(EXERCISE DIRECTIONS):
Transcribe the listing that follows in full, omitting pictures.

(EXERCISE MATERIALS):

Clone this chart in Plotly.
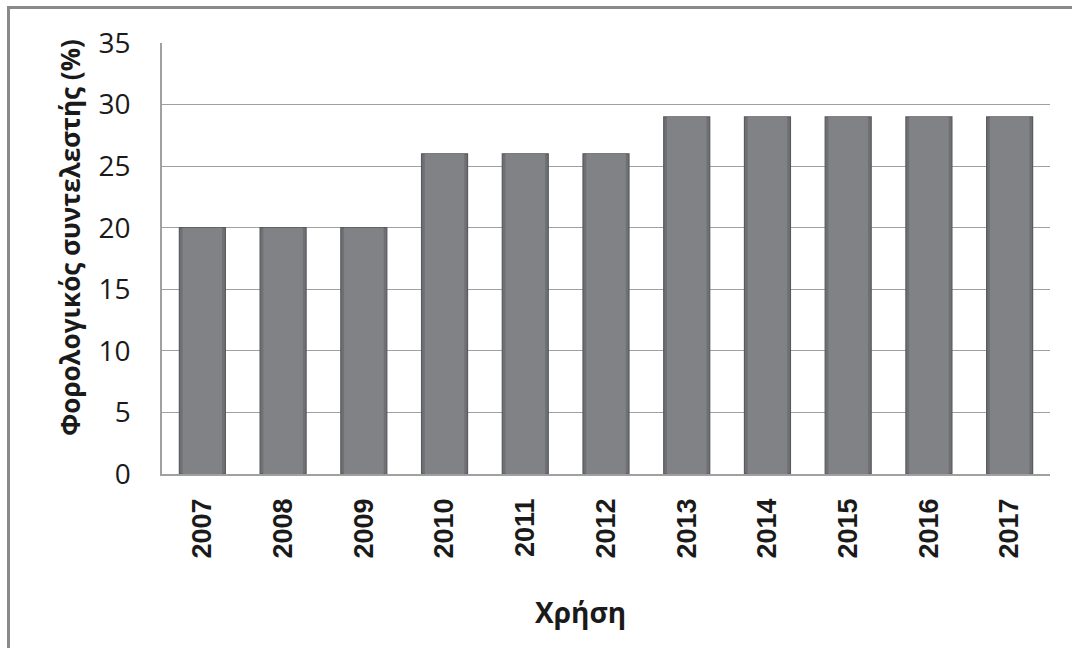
import plotly.graph_objects as go

# Tax rate by fiscal year
years = ["2007", "2008", "2009", "2010", "2011", "2012",
         "2013", "2014", "2015", "2016", "2017"]
rates = [20, 20, 20, 26, 26, 26, 29, 29, 29, 29, 29]
y_ticks = [0, 5, 10, 15, 20, 25, 30, 35]

W, H = 1072, 648
L, R, T, B = 162, 22, 43, 174
pw, ph = W - L - R, H - T - B

def px_x(x):
    return (x - L) / pw

def px_y(y):
    return (H - B - y) / ph

fig = go.Figure()
# outer bar body with darker bevelled edges
fig.add_trace(go.Bar(
    x=years, y=rates,
    marker=dict(color="#6f7074", line=dict(color="#595a5e", width=1.2)),
    width=0.57, hoverinfo="skip",
))
# lighter inner face
fig.add_trace(go.Bar(
    x=years, y=rates,
    marker=dict(color="#818286", line=dict(width=0)),
    width=0.49,
))

fig.update_layout(
    width=W, height=H,
    margin=dict(l=L, r=R, t=T, b=B),
    paper_bgcolor="white", plot_bgcolor="white",
    showlegend=False,
    barmode="overlay",
    font=dict(family="Open Sans", color="#1a1a1a"),
    xaxis=dict(
        type="category",
        tickangle=-90,
        tickfont=dict(family="Liberation Sans", size=27, color="#1a1a1a",
                      weight="bold"),
        ticks="", ticklabelstandoff=12,
        showline=True, linecolor="#a0a0a0", linewidth=1.5,
        showgrid=False,
    ),
    yaxis=dict(
        range=[0, 35],
        tickvals=y_ticks,
        tickfont=dict(family="Open Sans", size=28, color="#1a1a1a"),
        ticks="", ticklabelstandoff=24,
        showline=True, linecolor="#a0a0a0", linewidth=1.5,
        showgrid=True, gridcolor="#a0a0a0", gridwidth=1.2,
        zeroline=False,
    ),
    bargap=0.43,
)

# Axis titles
fig.add_annotation(
    text="<b>Φορολογικός συντελεστής (%)</b>",
    xref="paper", yref="paper", x=px_x(70), y=px_y(238),
    xanchor="center", yanchor="middle",
    textangle=-90, showarrow=False,
    font=dict(family="Open Sans", size=26, color="#1a1a1a"),
)
fig.add_annotation(
    text="<b>Χρήση</b>",
    xref="paper", yref="paper", x=px_x(580), y=px_y(612),
    xanchor="center", yanchor="middle",
    showarrow=False,
    font=dict(family="Open Sans", size=28, color="#1a1a1a"),
)

# Outer chart frame
fig.add_shape(
    type="rect", xref="paper", yref="paper",
    x0=px_x(8.5), x1=px_x(1080), y0=px_y(660), y1=px_y(7.5),
    line=dict(color="#8a8a8a", width=3), layer="above",
)

fig.write_html("out.html")
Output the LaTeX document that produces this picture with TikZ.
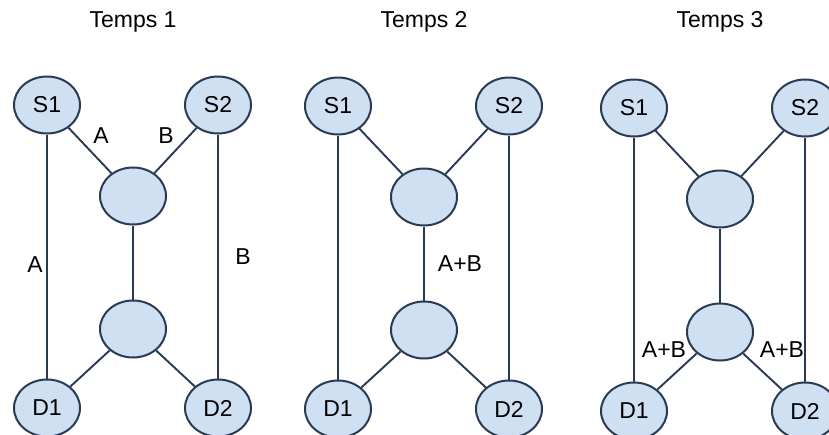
\documentclass[tikz,border=0pt]{standalone}
\usepackage{fontspec}
\setmainfont{Liberation Sans}
\usetikzlibrary{shapes.geometric}
\definecolor{nodefill}{RGB}{207,224,242}
\definecolor{nodeline}{RGB}{40,58,84}
\tikzset{
relay/.style={shape=ellipse, minimum width=66pt, minimum height=57pt, inner sep=0, draw=nodeline, fill=nodefill, line width=2pt, font=\fontsize{23}{26}\selectfont},
link/.style={draw=nodeline, line width=1.9pt},
lbl/.style={font=\fontsize{23}{26}\selectfont, inner sep=0}}
\begin{document}
\begin{tikzpicture}[x=1pt, y=-1pt]
\useasboundingbox (0,0) rectangle (829,434);
\foreach \dx/\dy [count=\i] in {0/0, 291/1, 587/3}{
      \node [lbl, anchor=base] at (\dx+133, 27) (t-\i) {Temps \i};
      \node [relay] at (\dx+47, 105+\dy) (s1-\i) {S1};
      \node [relay] at (\dx+218, 105+\dy) (s2-\i) {S2};
      \node [relay] at (\dx+133, 196+\dy) (up-\i) {};
      \node [relay] at (\dx+133, 329+\dy) (dn-\i) {};
      \node [relay] at (\dx+47, 408+\dy) (d1-\i) {D1};
      \node [relay] at (\dx+218, 408+\dy) (d2-\i) {D2};
      \draw [link] (s1-\i) -- (up-\i);
      \draw [link] (s2-\i) -- (up-\i);
      \draw [link] (up-\i) -- (dn-\i);
      \draw [link] (dn-\i) -- (d1-\i);
      \draw [link] (dn-\i) -- (d2-\i);
      \draw [link] (s1-\i) -- (d1-\i);
      \draw [link] (s2-\i) -- (d2-\i);
}
% Temps 1
\node [lbl] at (101, 136) (la-1) {A};
\node [lbl] at (166, 136) (lb-1) {B};
\node [lbl] at (35, 265) (lla-1) {A};
\node [lbl] at (243, 257) (llb-1) {B};
% Temps 2
\node [lbl] at (460, 264) (lab-2) {A+B};
% Temps 3
\node [lbl] at (664, 350) (lab-3) {A+B};
\node [lbl] at (782, 350) (rab-3) {A+B};
\end{tikzpicture}
\end{document}
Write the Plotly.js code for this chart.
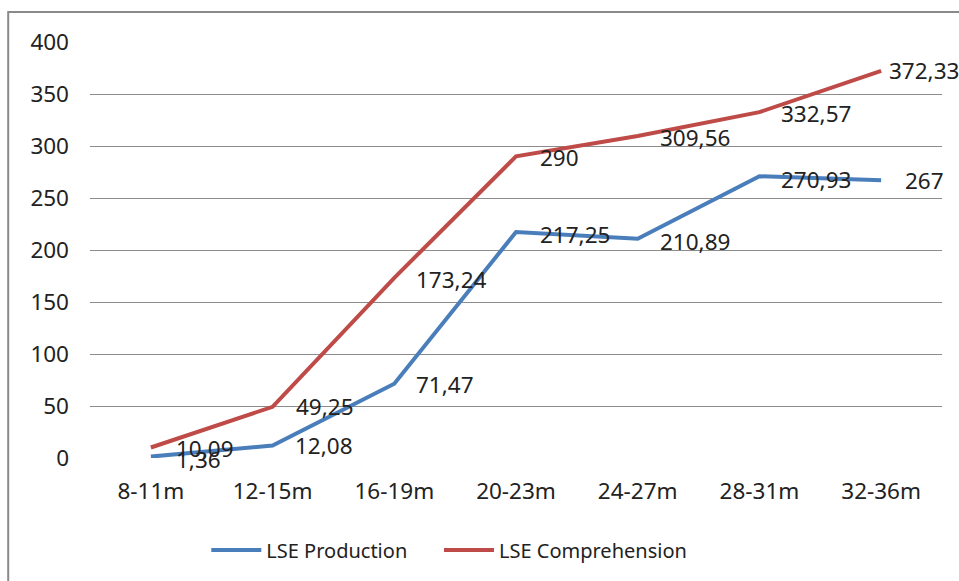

(FINISHED TASK):
Clone this chart in Plotly.
import plotly.graph_objects as go

# Tax rate by fiscal year
years = ["2007", "2008", "2009", "2010", "2011", "2012",
         "2013", "2014", "2015", "2016", "2017"]
rates = [20, 20, 20, 26, 26, 26, 29, 29, 29, 29, 29]
y_ticks = [0, 5, 10, 15, 20, 25, 30, 35]

W, H = 1072, 648
L, R, T, B = 162, 22, 43, 174
pw, ph = W - L - R, H - T - B

def px_x(x):
    return (x - L) / pw

def px_y(y):
    return (H - B - y) / ph

fig = go.Figure()
# outer bar body with darker bevelled edges
fig.add_trace(go.Bar(
    x=years, y=rates,
    marker=dict(color="#6f7074", line=dict(color="#595a5e", width=1.2)),
    width=0.57, hoverinfo="skip",
))
# lighter inner face
fig.add_trace(go.Bar(
    x=years, y=rates,
    marker=dict(color="#818286", line=dict(width=0)),
    width=0.49,
))

fig.update_layout(
    width=W, height=H,
    margin=dict(l=L, r=R, t=T, b=B),
    paper_bgcolor="white", plot_bgcolor="white",
    showlegend=False,
    barmode="overlay",
    font=dict(family="Open Sans", color="#1a1a1a"),
    xaxis=dict(
        type="category",
        tickangle=-90,
        tickfont=dict(family="Liberation Sans", size=27, color="#1a1a1a",
                      weight="bold"),
        ticks="", ticklabelstandoff=12,
        showline=True, linecolor="#a0a0a0", linewidth=1.5,
        showgrid=False,
    ),
    yaxis=dict(
        range=[0, 35],
        tickvals=y_ticks,
        tickfont=dict(family="Open Sans", size=28, color="#1a1a1a"),
        ticks="", ticklabelstandoff=24,
        showline=True, linecolor="#a0a0a0", linewidth=1.5,
        showgrid=True, gridcolor="#a0a0a0", gridwidth=1.2,
        zeroline=False,
    ),
    bargap=0.43,
)

# Axis titles
fig.add_annotation(
    text="<b>Φορολογικός συντελεστής (%)</b>",
    xref="paper", yref="paper", x=px_x(70), y=px_y(238),
    xanchor="center", yanchor="middle",
    textangle=-90, showarrow=False,
    font=dict(family="Open Sans", size=26, color="#1a1a1a"),
)
fig.add_annotation(
    text="<b>Χρήση</b>",
    xref="paper", yref="paper", x=px_x(580), y=px_y(612),
    xanchor="center", yanchor="middle",
    showarrow=False,
    font=dict(family="Open Sans", size=28, color="#1a1a1a"),
)

# Outer chart frame
fig.add_shape(
    type="rect", xref="paper", yref="paper",
    x0=px_x(8.5), x1=px_x(1080), y0=px_y(660), y1=px_y(7.5),
    line=dict(color="#8a8a8a", width=3), layer="above",
)

fig.write_html("out.html")
Output the LaTeX document that produces this picture with TikZ.
\documentclass[tikz,border=0pt]{standalone}
\usepackage{fontspec}
\setmainfont{Liberation Sans}
\usetikzlibrary{shapes.geometric}
\definecolor{nodefill}{RGB}{207,224,242}
\definecolor{nodeline}{RGB}{40,58,84}
\tikzset{
relay/.style={shape=ellipse, minimum width=66pt, minimum height=57pt, inner sep=0, draw=nodeline, fill=nodefill, line width=2pt, font=\fontsize{23}{26}\selectfont},
link/.style={draw=nodeline, line width=1.9pt},
lbl/.style={font=\fontsize{23}{26}\selectfont, inner sep=0}}
\begin{document}
\begin{tikzpicture}[x=1pt, y=-1pt]
\useasboundingbox (0,0) rectangle (829,434);
\foreach \dx/\dy [count=\i] in {0/0, 291/1, 587/3}{
      \node [lbl, anchor=base] at (\dx+133, 27) (t-\i) {Temps \i};
      \node [relay] at (\dx+47, 105+\dy) (s1-\i) {S1};
      \node [relay] at (\dx+218, 105+\dy) (s2-\i) {S2};
      \node [relay] at (\dx+133, 196+\dy) (up-\i) {};
      \node [relay] at (\dx+133, 329+\dy) (dn-\i) {};
      \node [relay] at (\dx+47, 408+\dy) (d1-\i) {D1};
      \node [relay] at (\dx+218, 408+\dy) (d2-\i) {D2};
      \draw [link] (s1-\i) -- (up-\i);
      \draw [link] (s2-\i) -- (up-\i);
      \draw [link] (up-\i) -- (dn-\i);
      \draw [link] (dn-\i) -- (d1-\i);
      \draw [link] (dn-\i) -- (d2-\i);
      \draw [link] (s1-\i) -- (d1-\i);
      \draw [link] (s2-\i) -- (d2-\i);
}
% Temps 1
\node [lbl] at (101, 136) (la-1) {A};
\node [lbl] at (166, 136) (lb-1) {B};
\node [lbl] at (35, 265) (lla-1) {A};
\node [lbl] at (243, 257) (llb-1) {B};
% Temps 2
\node [lbl] at (460, 264) (lab-2) {A+B};
% Temps 3
\node [lbl] at (664, 350) (lab-3) {A+B};
\node [lbl] at (782, 350) (rab-3) {A+B};
\end{tikzpicture}
\end{document}
Write the Plotly.js code for this chart.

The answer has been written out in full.